Na sequência, já em uma etapa de transição marcada por mudanças expressivas em seu corpo por conta do uso de testosterona, Oliver criou Ele, uma peça sem texto composta por cinco imagens coletadas da convivência do artista com seu namorado Lucas. Nelas, ambos fazem a barba um do outro, praticam jiu-jitsu e discutem, por meio de outras ações, questões que tangenciam discussões sobre sexualidade e gênero, compondo uma obra de forte apelo visual.
Pensando que as duas peças criavam um díptico, Oliver concluiu que ainda havia outro estudo cênico a ser criado e, dessa vez, decidiu trazer ao palco Rosana e Eugênio, seus pais. Culpa é uma obra composta por cenas inspiradas nos embates e nas vivências familiares do artista disparadas pela mastectomia masculinizadora (retirada plástica dos seios) realizada por Oliver, sem que seus pais soubessem.
O artista reforça que todas as obras – criadas tendo base o biodrama, termo cunhado pela diretora argentina chamada Vivi Tellas que consiste na fricção da realidade com a ficção -, foram elaboradas em meio ao seu processo de transição de gênero e de hormonização, gerando assim trabalhos concebidos durante as mudanças aprofundadas que o processo de transição de gênero causou e causa em Oliver e nas pessoas ao seu redor, como sua família e seu companheiro.
“Há uma linha estética comum nos três espetáculos, como projeções de textos e jogos performativos que vão sendo executados de modos diferentes a cada sessão, e não por meio de cenas marcadas.

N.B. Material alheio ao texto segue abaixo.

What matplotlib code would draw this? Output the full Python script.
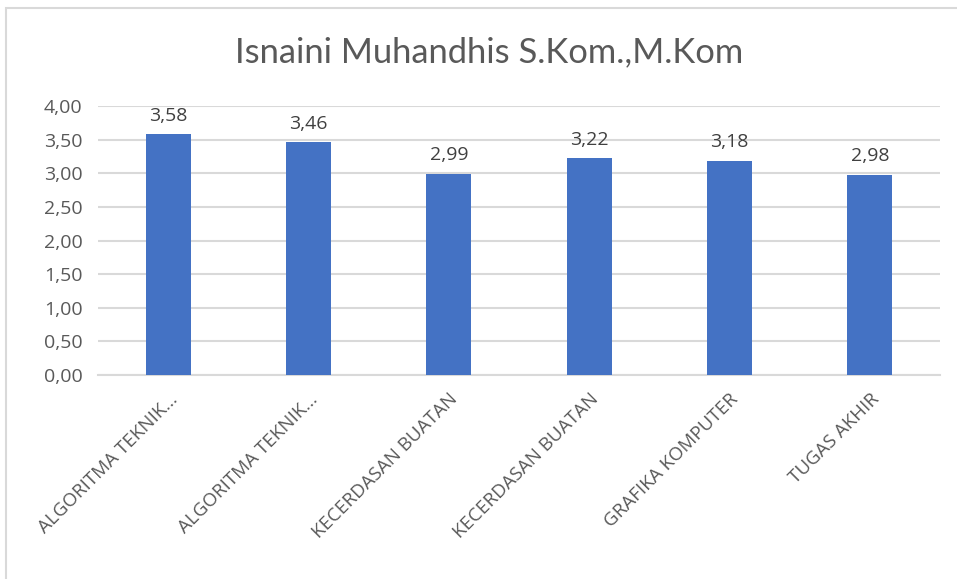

Também não há uma trilha sonora num sentido muito convencional, de embalar alguma atmosfera. O que predomina também nos trabalhos é uma moldura teatral para algo não convencionalmente teatral”, conta Oliver, reforçando que um dos atravessamentos fundamentais nos trabalhos foi a leitura de Testo Junkie, obra do escritor e filósofo transmasculino espanhol Paul B. Preciado, que também foi concebido enquanto Paul fazia uso de testosterona.